No one likes to travel to and from work and feel like they’re wasting hours of their life on the road. Admittedly, some days are better than others. Less people are riding the train. Traffic flows non-stop all the way. Your favorite songs play on the radio. Life is good. But then there are the days, when commuting stinks. All of this can affect how you walk into work, how you unwind afterwards, and how you ready yourself for the next day. Whether you’re in a car, on a train, or rolling to work on a bus, here’s how you can shorten your commute, enjoy the ride, and make good use of those hours.

Use a traffic app

If you’re in a car, Google Maps has a great traffic layer you can use for realtime updates on traffic conditions. It’s remarkably accurate. Check it out before you leave or while you’re on your way to see the best route to take. Waze is another solid app. Its traffic feature is similar to Google’s, but it also allows user to update conditions on the road, so you can see where accidents have occurred and where police officers are perched on the side of the road, ready to check your speed.

 

 

Create a killer playlist

Commuting’s a little sweeter with great music. You have lots of good options for stitching together your favorite songs. You could put together a mix CD, but it’s not 1998 anymore, and there are faster, easier ways. If you’re in a car with a relatively new stereo, you can play music directly from your phone using an audio cable, USB, Bluetooth, or a wireless device.
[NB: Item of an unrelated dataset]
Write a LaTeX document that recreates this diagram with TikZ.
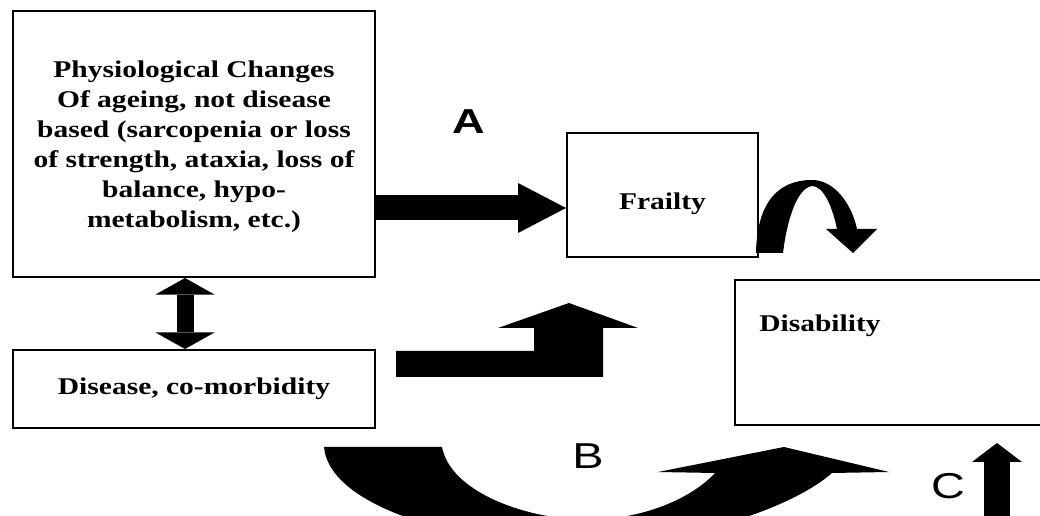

The Spotify app is great for streaming music. You can search for songs and drop them into a playlist in a matter of seconds. It does cost $9.99 a month to use the mobile app, but that’s a very reasonable price for access to just about any song you can think of, any time of day. There are also free apps like Pandora, Slacker Radio, and Rdio that let you create radio stations based on your favorite bands, songs, and styles of music.

 

Look, no hands

Start reclaiming your commute hours by making calls to friends, family, and coworkers to catch up. Nothing makes the road fly by like good conversation. Good hands-free headsets are relatively inexpensive. Bluetooth works very well, but if you’re concerned about radio waves, there are plenty of headphones and wired earpieces available with built-in mics. One word of caution: If you’re on a bus or a train, it’s a good idea to be mindful of your voice volume, as to not attract any cringe-faced stares.

 

Download a file-sharing app

Sometimes a public transit commute can be a good thing. I know that sounds crazy at first, but it can give you a little extra time to complete projects, get insight from coworkers, and plan for what’s ahead. If you need approval on a file you’re working on, you can easily share documents, and images with a good file-sharing app. Some apps, like Huddle, come with collaboration tools, showing you projects and files that are relevant to you before you’ve even had a chance to think about it—which makes your workday a whole lot easier. Some are more secure than others, so it’s a good idea to look at which ones provide the level of security your company needs.